The focus of our work is the development of computational tools to accelerate the design of organic electrolytes for aqueous organic redox flow batteries (AORFBs). In our paper, we present the construction of a computational dataset of organic redox-active molecules for aqueous electrolytes. This dataset underpins the development of machine learning (ML) models for property prediction, with a longer-term vision of leveraging Generative AI to propose novel electrolyte candidates and accelerate sustainable materials discovery.

The growing demand for renewable energy emphasises the need for efficient and scalable energy storage. AORFBs are promising systems due to their sustainability and tunability. However, identifying suitable organic electrolytes remains a major challenge. [1] Molecules must satisfy strict criteria including appropriate redox potentials, solubility and chemical stability. Current discovery approaches rely heavily on experimental screening, which is both time-consuming and resource intensive.

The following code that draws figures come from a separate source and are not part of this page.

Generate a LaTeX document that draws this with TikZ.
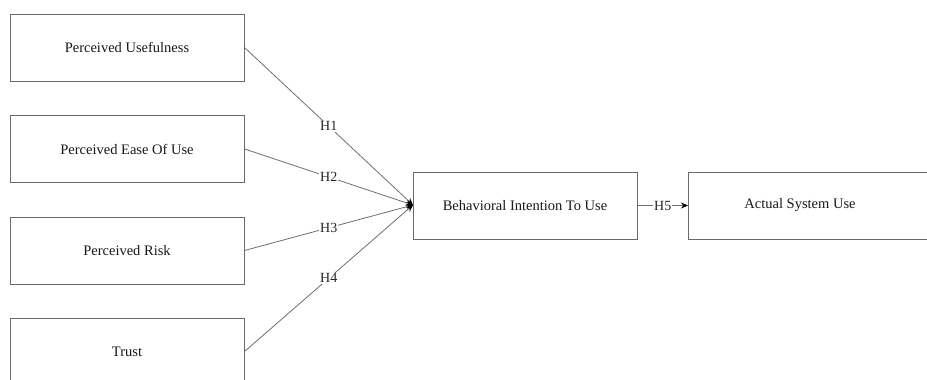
\documentclass[tikz,border=0pt]{standalone}
\usepackage{fontspec}
\setmainfont{Liberation Serif}
\usetikzlibrary{arrows.meta}
\definecolor{boxline}{HTML}{6A6A6A}
\definecolor{conline}{HTML}{6E6E6E}
\begin{document}
\begin{tikzpicture}[x=1pt,y=-1pt,
  box/.style={draw=boxline, line width=1pt, fill=white, minimum width=234pt, minimum height=67pt, inner sep=0pt, text=black!90, font=\fontsize{14.5}{17}\selectfont},
  txt/.style={inner sep=0pt, text=black!90, font=\fontsize{14.5}{17}\selectfont},
  con/.style={draw=conline, line width=0.8pt, -{Stealth[length=7pt,width=6pt,color=black]}},
  hyp/.style={fill=white, inner sep=1pt, font=\fontsize{14}{16}\selectfont, text=black!85}]
\useasboundingbox (0,0) rectangle (927,380);
\clip (0,0) rectangle (927,380);
\node[box] (pu) at (127,47.5) {Perceived Usefulness};
\node[box] (peou) at (127,149) {Perceived Ease Of Use};
\node[box] (pr) at (127,250.5) {Perceived Risk};
\node[box] (tr) at (127,351.5) {Trust};
\node[box, minimum width=224pt] (bi) at (525,205.5) {Behavioral Intention To Use};
\node[box, minimum width=252pt, anchor=west] (asu) at (688,205.5) {};
\node[txt] (asut) at (800,205.5) {Actual System Use};
\coordinate (bin) at (413,205);
\draw[con] (pu.east) -- node[hyp] (h1) {H1} (bin);
\draw[con] (peou.east) -- node[hyp] (h2) {H2} (bin);
\draw[con] (pr.east) -- node[hyp] (h3) {H3} (bin);
\draw[con] (tr.east) -- node[hyp] (h4) {H4} (bin);
\draw[con] (bi.east) -- node[hyp] (h5) {H5} (asu.west);
\end{tikzpicture}
\end{document}
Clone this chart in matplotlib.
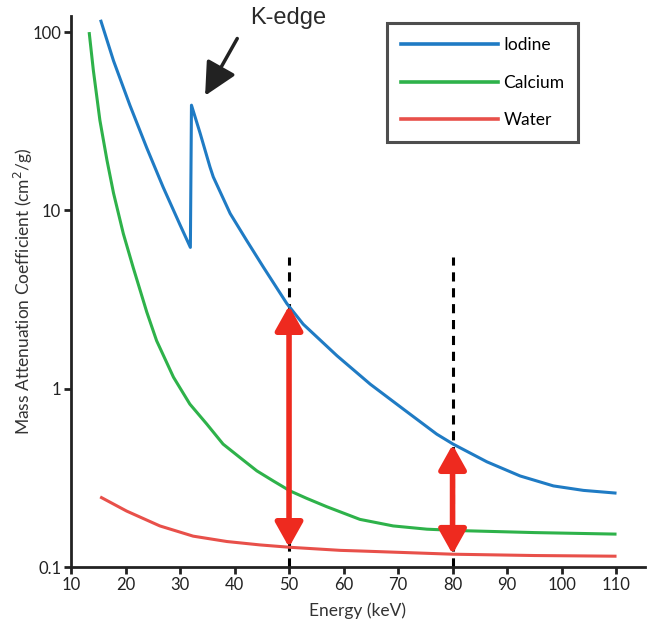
import numpy as np
import matplotlib
matplotlib.use("Agg")
import matplotlib.pyplot as plt

# values (energy in keV, mu/rho in cm2/g)
iodine_e = [15.5, 17.8, 20.8, 23.9, 26.9, 30.0, 31.9, 32.1, 33.7, 35.5,
            36.1, 39.2, 42.2, 45.3, 49.6, 52.6, 58.8, 64.9, 71.0, 77.1, 80.1,
            86.3, 92.4, 98.5, 104.0, 109.8]
iodine_mu = [115, 69, 38.9, 22.4, 13.5, 8.3, 6.2, 38.9, 27, 17.5,
             15.4, 9.6, 6.8, 4.8, 3.0, 2.3, 1.53, 1.06, 0.767, 0.556, 0.489,
             0.389, 0.324, 0.285, 0.269, 0.26]

calcium_e = [13.36, 14.1, 15.3, 16.6, 17.8, 19.6, 21.4, 22.7, 23.9, 25.7,
             28.8, 31.8, 34.9, 37.9, 41.0, 44.1, 47.1, 50.2, 53.2, 56.9,
             63.0, 69.1, 75.3, 81.4, 95, 109.8]
calcium_mu = [98, 61, 32, 19.1, 12.5, 7.4, 4.79, 3.55, 2.69, 1.86,
              1.16, 0.82, 0.634, 0.489, 0.411, 0.346, 0.304, 0.267, 0.243,
              0.218, 0.185, 0.170, 0.163, 0.160, 0.156, 0.153]

water_e = [15.6, 20.2, 26.3, 32.4, 38.6, 44.7, 50.2, 59.4, 63.0, 80.0, 95,
           109.8]
water_mu = [0.245, 0.206, 0.170, 0.149, 0.139, 0.133, 0.129, 0.124, 0.123,
            0.118, 0.116, 0.115]

marker_e = [50, 80]          # dashed guide lines
marker_top = 5.45
arrow_top = [2.92, 0.485]    # where the red arrows touch iodine
arrow_bot = [0.129, 0.118]   # ... and water
x_ticks = [10, 20, 30, 40, 50, 60, 70, 80, 90, 100, 110]
y_ticks = [0.1, 1, 10, 100]
y_tick_labels = ["0.1", "1", "10", "100"]

plt.rcParams["font.family"] = ["Lato", "DejaVu Sans"]

fig = plt.figure(figsize=(6.49, 6.28), dpi=100)
ax = fig.add_axes([0.1094, 0.0971, 0.8844, 0.8774])

ax.set_yscale("log")
ax.set_xlim(10, 115.3)
ax.set_ylim(0.1, 123)

blue = "#1f7bc4"
green = "#2eb24a"
red = "#e8504a"
arrow_red = "#ee2a1f"

# dashed guides
for e in marker_e:
    ax.plot([e, e], [0.1, marker_top], color="black", lw=2.2,
            dashes=(3, 2.2), zorder=2)

ax.plot(iodine_e, iodine_mu, color=blue, lw=2.2, label="Iodine", zorder=3)
ax.plot(calcium_e, calcium_mu, color=green, lw=2.2, label="Calcium", zorder=3)
ax.plot(water_e, water_mu, color=red, lw=2.2, label="Water", zorder=3)

# red double arrows between iodine and water
for e, top, bot in zip(marker_e, arrow_top, arrow_bot):
    ax.annotate("", xy=(e, bot), xytext=(e, top),
                arrowprops=dict(arrowstyle="<|-|>,head_width=0.42,head_length=0.75",
                                color=arrow_red, lw=4, mutation_scale=20,
                                shrinkA=0, shrinkB=0),
                zorder=4)

# K-edge annotation
ax.annotate("", xy=(34.6, 44), xytext=(40.5, 92),
            arrowprops=dict(arrowstyle="-|>,head_width=0.4,head_length=0.8",
                            color="#222222", lw=2.5, mutation_scale=25,
                            shrinkA=0, shrinkB=0),
            annotation_clip=False)
ax.text(49.8, 120, "K-edge", fontsize=17, ha="center", va="center",
        family=["Liberation Sans", "DejaVu Sans"], color="#2a2a2a",
        clip_on=False)

ax.set_xticks(x_ticks)
ax.set_yticks(y_ticks)
ax.set_yticklabels(y_tick_labels)
ax.yaxis.set_minor_locator(matplotlib.ticker.NullLocator())
ax.tick_params(axis="both", direction="out", length=5, width=2,
               labelsize=12, colors="#222222", pad=2)

for side in ["top", "right"]:
    ax.spines[side].set_visible(False)
for side in ["left", "bottom"]:
    ax.spines[side].set_linewidth(2)
    ax.spines[side].set_color("#222222")

ax.set_xlabel("Energy (keV)", fontsize=12.5, color="#333333", labelpad=7)
ax.set_ylabel("Mass Attenuation Coefficient (cm$^2$/g)", fontsize=12.5,
              color="#333333")
ax.yaxis.set_label_coords(-0.062, 0.5)

leg = ax.legend(loc="upper left", bbox_to_anchor=(387 / 649, 1 - 23 / 628),
                bbox_transform=fig.transFigure, frameon=True, fancybox=False,
                fontsize=12.5, handlelength=5.6, handletextpad=0.3,
                labelspacing=1.25, borderpad=0.8, borderaxespad=0)
leg.get_frame().set_edgecolor("#222222")
leg.get_frame().set_linewidth(2.2)
for line in leg.get_lines():
    line.set_linewidth(2.6)

fig.savefig("out.png", dpi=100)
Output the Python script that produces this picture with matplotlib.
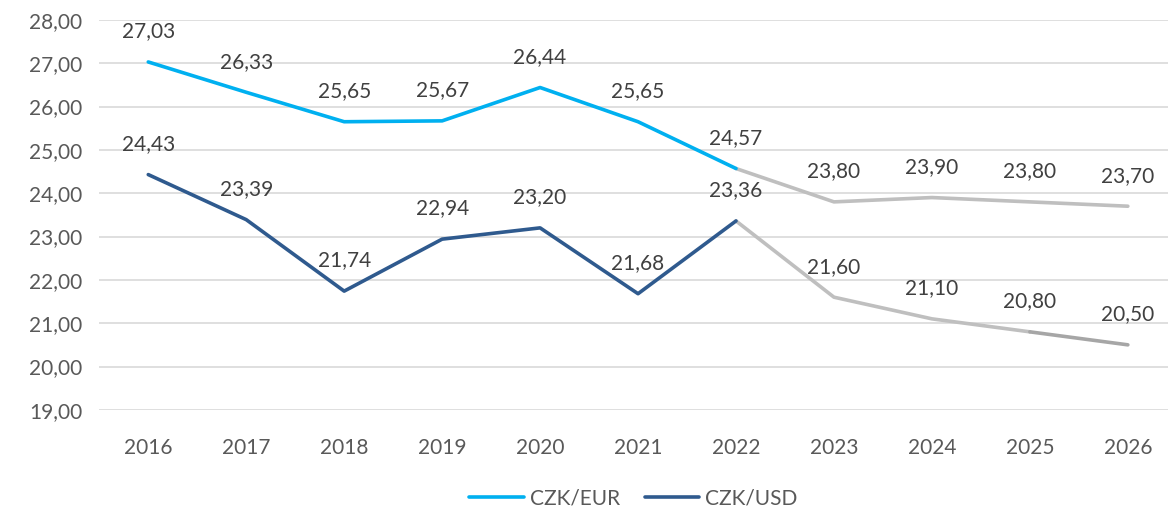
import matplotlib.pyplot as plt
import matplotlib.ticker as mticker

years = ['2016', '2017', '2018', '2019', '2020', '2021', '2022', '2023', '2024', '2025', '2026']
czk_eur = [27.03, 26.33, 25.65, 25.67, 26.44, 25.65, 24.57, 23.80, 23.90, 23.80, 23.70]
czk_usd = [24.43, 23.39, 21.74, 22.94, 23.20, 21.68, 23.36, 21.60, 21.10, 20.80, 20.50]
last_actual = 6  # 2022, after that forecast (gray)

plt.rcParams['font.family'] = ['Lato', 'DejaVu Sans']

eur_col = '#00b0f0'
usd_col = '#2f5a8e'
fc_col = '#bfbfbf'
fc_col2 = '#a6a6a6'
txt_col = '#404040'
fs = 15

fig = plt.figure(figsize=(11.68, 5.11), dpi=100)
ax = fig.add_axes([0.085, 0.198, 0.915, 0.763])

x = list(range(len(years)))
lw = 2.6

ax.plot(x[:last_actual + 1], czk_eur[:last_actual + 1], color=eur_col, lw=lw,
        solid_capstyle='round', label='CZK/EUR', zorder=3)
ax.plot(x[last_actual:], czk_eur[last_actual:], color=fc_col, lw=lw,
        solid_capstyle='round', zorder=2)
ax.plot(x[:last_actual + 1], czk_usd[:last_actual + 1], color=usd_col, lw=lw,
        solid_capstyle='round', label='CZK/USD', zorder=3)
ax.plot(x[last_actual:-1], czk_usd[last_actual:-1], color=fc_col, lw=lw,
        solid_capstyle='round', zorder=2)
ax.plot(x[-2:], czk_usd[-2:], color=fc_col2, lw=lw, solid_capstyle='round', zorder=2)

def fmt(v):
    return f'{v:.2f}'.replace('.', ',')

for xi, v in zip(x, czk_eur):
    ax.annotate(fmt(v), (xi, v), xytext=(0, 22), textcoords='offset points',
                ha='center', va='center', fontsize=fs, color=txt_col)
for xi, v in zip(x, czk_usd):
    ax.annotate(fmt(v), (xi, v), xytext=(0, 22), textcoords='offset points',
                ha='center', va='center', fontsize=fs, color=txt_col)

ax.set_ylim(19, 28)
ax.set_xlim(-0.5, 10.41)
ax.yaxis.set_major_locator(mticker.MultipleLocator(1))
ax.yaxis.set_major_formatter(mticker.FuncFormatter(lambda v, p: fmt(v)))
ax.set_xticks(x)
ax.set_xticklabels(years)
ax.tick_params(axis='both', length=0, labelsize=fs, labelcolor='#595959')
ax.tick_params(axis='x', pad=20)
ax.tick_params(axis='y', pad=12)
ax.grid(axis='y', color='#d9d9d9', lw=1.2)
ax.set_axisbelow(True)
for s in ax.spines.values():
    s.set_visible(False)

ax.legend(loc='lower center', bbox_to_anchor=(0.5, -0.30), ncol=2, frameon=False,
          fontsize=fs, labelcolor='#595959', handlelength=2.6, columnspacing=1.2,
          handletextpad=0.3)

fig.savefig('out.png', dpi=100)
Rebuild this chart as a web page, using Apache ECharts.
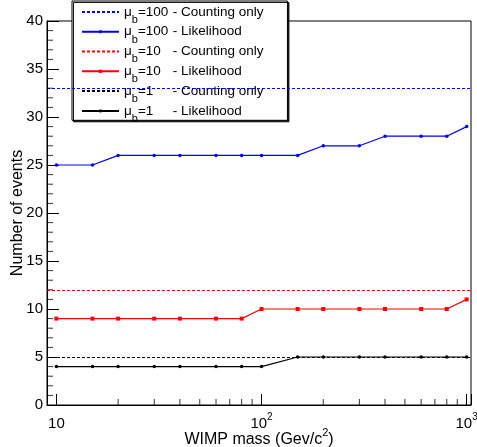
<!DOCTYPE html>
<html><head><meta charset="utf-8">
<script src="https://cdn.jsdelivr.net/npm/echarts@6/dist/echarts.min.js"></script>
<style>html,body{margin:0;padding:0;background:#fff}#c{width:477px;height:447px}</style>
</head><body><div id="c"></div><script>
// ---- data ----
const massValues = [10, 15, 20, 30, 40, 60, 80, 100, 150, 200, 300, 400, 600, 800, 1000];
const likelihoodMu100 = [25, 25, 26, 26, 26, 26, 26, 26, 26, 27, 27, 28, 28, 28, 29];
const likelihoodMu10 = [9, 9, 9, 9, 9, 9, 9, 10, 10, 10, 10, 10, 10, 10, 11];
const likelihoodMu1 = [4, 4, 4, 4, 4, 4, 4, 4, 5, 5, 5, 5, 5, 5, 5];
const countingMu100 = 33;
const countingMu10 = 12;
const countingMu1 = 5;
const xAxisMin = 9;
const xAxisMax = 1050;
const xMinorTickValues = [20, 30, 40, 50, 60, 70, 80, 90, 200, 300, 400, 500, 600, 700, 800, 900];
const yMinorTickValues = [1, 2, 3, 4, 6, 7, 8, 9, 11, 12, 13, 14, 16, 17, 18, 19, 21, 22, 23, 24, 26, 27, 28, 29, 31, 32, 33, 34, 36, 37, 38, 39];
const xTickLabels = {10: '10', 100: '10{sup|2}', 1000: '10{sup|3}'};
const seriesNames = ['c100', 'l100', 'c10', 'l10', 'c1', 'l1'];
const legendLabels = {
  c100: '{mu|μ}{sub|b}{v|=100}{t| - Counting only}',
  l100: '{mu|μ}{sub|b}{v|=100}{t| - Likelihood}',
  c10: '{mu|μ}{sub|b}{v|=10}{t| - Counting only}',
  l10: '{mu|μ}{sub|b}{v|=10}{t| - Likelihood}',
  c1: '{mu|μ}{sub|b}{v|=1}{t| - Counting only}',
  l1: '{mu|μ}{sub|b}{v|=1}{t| - Likelihood}'
};

const FONT = '"Liberation Sans", Arial, Helvetica, sans-serif';
const BLUE = '#0000ff', RED = '#ff0000', BLACK = '#000000';
const DASH = [3, 2];

function countSeries(name, color, value) {
  return {
    name: name, type: 'line', data: [], symbol: 'none', color: color,
    lineStyle: {color: color, width: 1, type: DASH},
    markLine: {
      silent: true, symbol: ['none', 'none'], label: {show: false}, animation: false,
      lineStyle: {color: color, width: 1, type: DASH},
      emphasis: {disabled: true},
      data: [{yAxis: value}]
    }
  };
}
function likeSeries(name, color, values, symbol, size) {
  return {
    name: name, type: 'line', color: color,
    data: massValues.map((m, i) => [m, values[i]]),
    symbol: symbol, symbolSize: size, showSymbol: true, showAllSymbol: true,
    lineStyle: {color: color, width: 1.2},
    itemStyle: {color: color},
    emphasis: {disabled: true}
  };
}

const chart = echarts.init(document.getElementById('c'), null, {renderer: 'canvas'});
chart.setOption({
  animation: false,
  backgroundColor: '#ffffff',
  textStyle: {fontFamily: FONT, color: BLACK},
  grid: {left: 47, right: 6, top: 21, bottom: 42, containLabel: false, outerBoundsMode: 'none',
         show: true, borderColor: BLACK, borderWidth: 1, backgroundColor: 'transparent'},
  legend: {
    orient: 'vertical', left: 72, top: 1, padding: [1, 24, -4, 9],
    itemWidth: 37, itemHeight: 4, itemGap: -3.5,
    backgroundColor: '#ffffff', borderColor: BLACK, borderWidth: 1,
    shadowColor: 'rgba(0,0,0,0.9)', shadowOffsetX: 1.5, shadowOffsetY: 1.5, shadowBlur: 0,
    selectedMode: false,
    data: seriesNames.map(n => n.charAt(0) === 'c' ? {name: n, itemStyle: {opacity: 0}} : {name: n}),
    formatter: n => legendLabels[n],
    textStyle: {
      fontFamily: FONT, fontSize: 13.5, color: BLACK, lineHeight: 19.8,
      rich: {
        mu: {fontFamily: FONT, fontSize: 13.5, lineHeight: 19.8, color: BLACK},
        sub: {fontFamily: FONT, fontSize: 11, height: 4, verticalAlign: 'bottom', color: BLACK},
        v: {fontFamily: FONT, fontSize: 13.5, lineHeight: 19.8, width: 31, color: BLACK},
        t: {fontFamily: FONT, fontSize: 13.5, lineHeight: 19.8, color: BLACK}
      }
    }
  },
  xAxis: {
    type: 'log', logBase: 10, min: xAxisMin, max: xAxisMax,
    axisLine: {show: true, lineStyle: {color: BLACK, width: 1}},
    axisTick: {show: true, inside: true, length: 11, lineStyle: {color: BLACK, width: 1}},
    splitLine: {show: false},
    axisLabel: {
      margin: 10, fontSize: 15, fontFamily: FONT, color: BLACK, lineHeight: 17,
      formatter: v => xTickLabels[Math.round(v)] || '',
      rich: {sup: {fontSize: 10, fontFamily: FONT, color: BLACK, height: 4, verticalAlign: 'top'}}
    },
    name: 'WIMP mass (Gev/c{sup|2})', nameLocation: 'middle', nameGap: 26, nameMoveOverlap: false,
    nameTextStyle: {
      fontSize: 16, fontFamily: FONT, color: BLACK, lineHeight: 18,
      rich: {sup: {fontSize: 11, fontFamily: FONT, color: BLACK, height: 4, verticalAlign: 'top'}}
    }
  },
  yAxis: {
    type: 'value', min: 0, max: 40, interval: 5,
    axisLine: {show: true, lineStyle: {color: BLACK, width: 1}},
    axisTick: {show: true, inside: true, length: 12, lineStyle: {color: BLACK}},
    minorTick: {show: false},
    splitLine: {show: false},
    axisLabel: {margin: 4, fontSize: 15, fontFamily: FONT, color: BLACK},
    name: 'Number of events', nameLocation: 'middle', nameGap: 21, nameMoveOverlap: false,
    nameTextStyle: {fontSize: 16, fontFamily: FONT, color: BLACK}
  },
  series: [
    countSeries('c100', BLUE, countingMu100),
    likeSeries('l100', BLUE, likelihoodMu100, 'circle', 3.5),
    countSeries('c10', RED, countingMu10),
    likeSeries('l10', RED, likelihoodMu10, 'rect', 4),
    countSeries('c1', BLACK, countingMu1),
    likeSeries('l1', BLACK, likelihoodMu1, 'circle', 3.5),
    {
      name: 'xMinorTicks', type: 'scatter', silent: true, clip: false, z: 5,
      data: xMinorTickValues.map(v => [v, 0]),
      symbol: 'rect', symbolSize: [1, 6], symbolOffset: [0, -3],
      itemStyle: {color: BLACK}
    },
    {
      name: 'yMinorTicks', type: 'scatter', silent: true, clip: false, z: 5,
      data: yMinorTickValues.map(v => [xAxisMin, v]),
      symbol: 'rect', symbolSize: [6, 1], symbolOffset: [3, 0],
      itemStyle: {color: BLACK}
    }
  ]
});
</script></body></html>
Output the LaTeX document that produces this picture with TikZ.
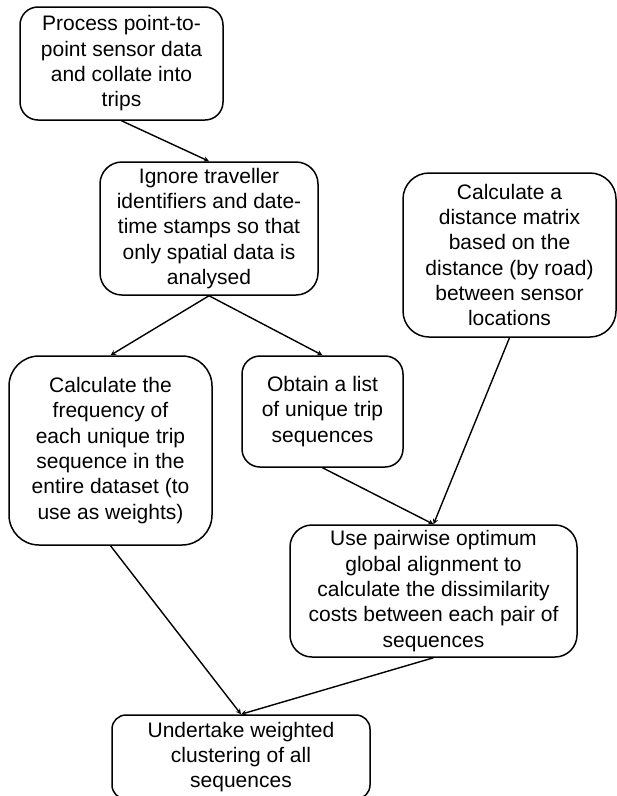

This study aims to advance electrolyte discovery for AORFBs by integrating high-throughput computational methods. Specific goals include: (i) identifying molecular properties critical for electrolyte performance, (ii) benchmarking computational approaches to guide design and (iii) applying ML to accelerate computational screening and propose novel candidates.

We implemented a virtual screening workflow to evaluate existing ML models for key electrolyte properties, such as redox potential and solubility. A custom RDKit-based enumeration tool was developed to generate combinatorial derivative libraries of organic backbones through user-defined substitutions, generating over 10,000 unique molecules. Several state-of-the-art ML models were benchmarked, including MolGAT for redox potential, AqSolPred for solubility, and GASA for synthetic accessibility. [2-4] The enumeration tool enabled flexible, high-throughput exploration of structural modifications, while the ML benchmarking revealed both the strengths and limitations of current predictive models for redox-active systems.

We employed the enumeration tool with an automated DFT workflow to model the redox reactions of 7,500 organic redox-active molecules, yielding a consistent dataset of redox potentials and solvation free energies across diverse organic scaffolds. We take this dataset to train a ML model to predict redox potentials with DFT-level accuracy at a significantly lower computational cost. Ongoing investigations explore the use of transfer learning strategies for cross-domain redox potential predictions using graph neural networks (GNNs).

Overall, this study establishes a computational framework for aqueous organic electrolyte discovery, integrating molecular enumeration, automated quantum chemical calculations and AI. The resulting dataset provides a robust foundation for developing advanced AI models to support sustainable materials discovery. Future work will couple these predictive models with generative AI approaches to design novel electrolyte candidates.